Jehovah speaking has reveal'd his will.

The proclamation sounded in my ear—

It reached my heart—I listen'd to the sound—

Counted the cost, and laid my earthly all

Upon the altar, and with purpose fix'd

Unalterably, while the spirit of

Elijah's God within my bosom reigns,

Embrac'd the everlasting covenant,

And am determined now to be a saint,

And number with the tried and faithful ones,

Whose race is measured with their life; whose prize

Is everlasting, and whose happiness

Is God's approval; and to whom 'tis more

Than meat and drink to do his righteous will.

* * * *

Although to be a saint requires

A noble sacrifice—an arduous toil—

A persevering aim; the great reward

Awaiting the grand consummation will

Repay the price, however costly; and

The pathway of the saint the safest path

Will prove; though perilous—for 'tis foretold,

All things that can be shaken, God will shake;

Kingdoms and governments, and institutes,

Both civil and religious, must be tried—

Tried to the core, and sounded to the depth.

Then let me be a saint, and be prepar'd

For the approaching day, which like a snare

Will soon surprise the hypocrite—expose

The rottenness of human schemes—shake off

Oppressive fetters—break the gorgeous reins

Usurpers hold, and lay the pride of man—

The pride of nations, low in dust!

And there was in these gatherings of our latter-day Israel, like as in this poem, a tremendous meaning. It is of the Hebrew significance and genius rather than of the Christian; for Christ is now Messiah, King of Israel, and not the Babe of Bethlehem. Mormondom is no Christian sect, but an Israelitish nationality, and even woman, the natural prophetess of the reign of peace, is prophesying of the shaking of "kingdoms and governments and all human institutions."

The Mormons from the beginning well digested the text to the great Hebrew drama, and none better than the sisters; here it is:

"Now the Lord had said unto Abram, get thee out of thy country, and from thy kindred, and from thy father's house, unto a land that I will shew thee;

"And I will make of thee a great nation, and I will bless thee, and make thy name great; and thou shalt be a blessing;

"And I will bless them that bless thee, and curse him that curseth thee; and in thee shall all families of the earth be blessed."

And so, for now nearly fifty years, this Mormon Israel have been getting out of their native countries, and from their kindred, and from their father's house unto the gathering places that their God has shown them.

But they have been driven from those gathering places from time to time; yes, driven farther west. There was the land which God was showing them. At first it was too distant to be seen even by the eye of faith. Too many thousands of miles even for the Spartan heroism of the sisters; too dark a tragedy of expulsions and martyrdoms; and too many years of exoduses and probations. The wrath of the Gentiles drove them where their destiny led them—to the land which God was showing them.
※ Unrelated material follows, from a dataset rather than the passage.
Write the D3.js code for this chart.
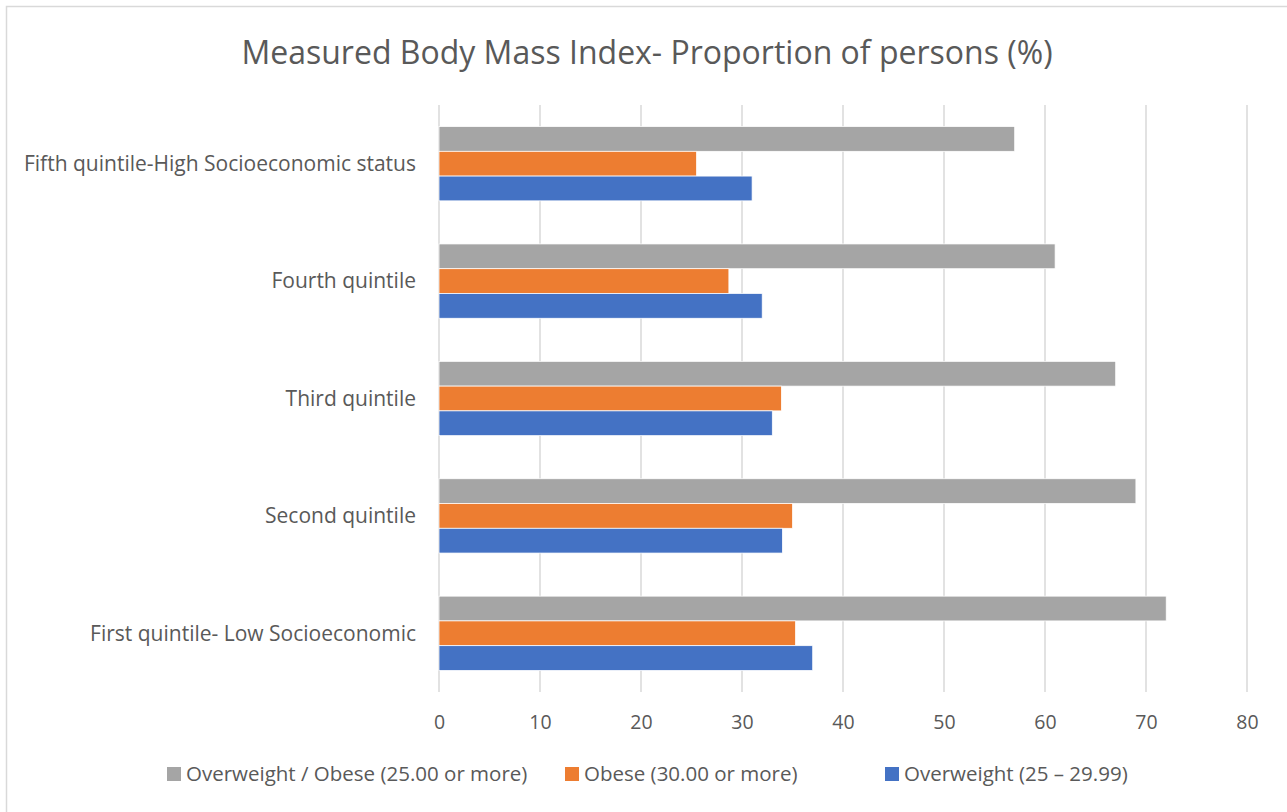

And for the exact reason that the patriarchal Abraham and Sarah were commanded to get out of their country and from their kindred and their father's house, so were the Abrahams and Sarahs of our time commanded by the same God and for the same purpose.

"I will make of thee a great nation." "And I will make my covenant between me and thee, and I will multiply thee exceedingly." "And thou shalt be a father of many nations." "And I will establish my covenant between me and thee and thy seed after thee in their generations, for an everlasting covenant, to be a God unto thee and thy seed after thee."

To fulfill this in the lives of these spiritual sons and daughters of Abraham and Sarah, the gathering dispensation was brought in. These Mormons have gathered from the beginning that they might become the fathers and mothers of a nation, and that through them the promises made to the Abrahamic fathers and mothers might be greatly fulfilled.

This is most literal, and was well understood in the early rise of the church, long before polygamy was known. Yet who cannot now see that in such a patriarchal covenant was the very overture of patriarchal marriage—or polygamy.

So in the early days quite a host of the daughters of New England—earnest and purest of women—many of them unmarried, and most of them in the bloom of womanhood—gathered to the virgin West to become the mothers of a nation, and to build temples to the name of a patriarchal God!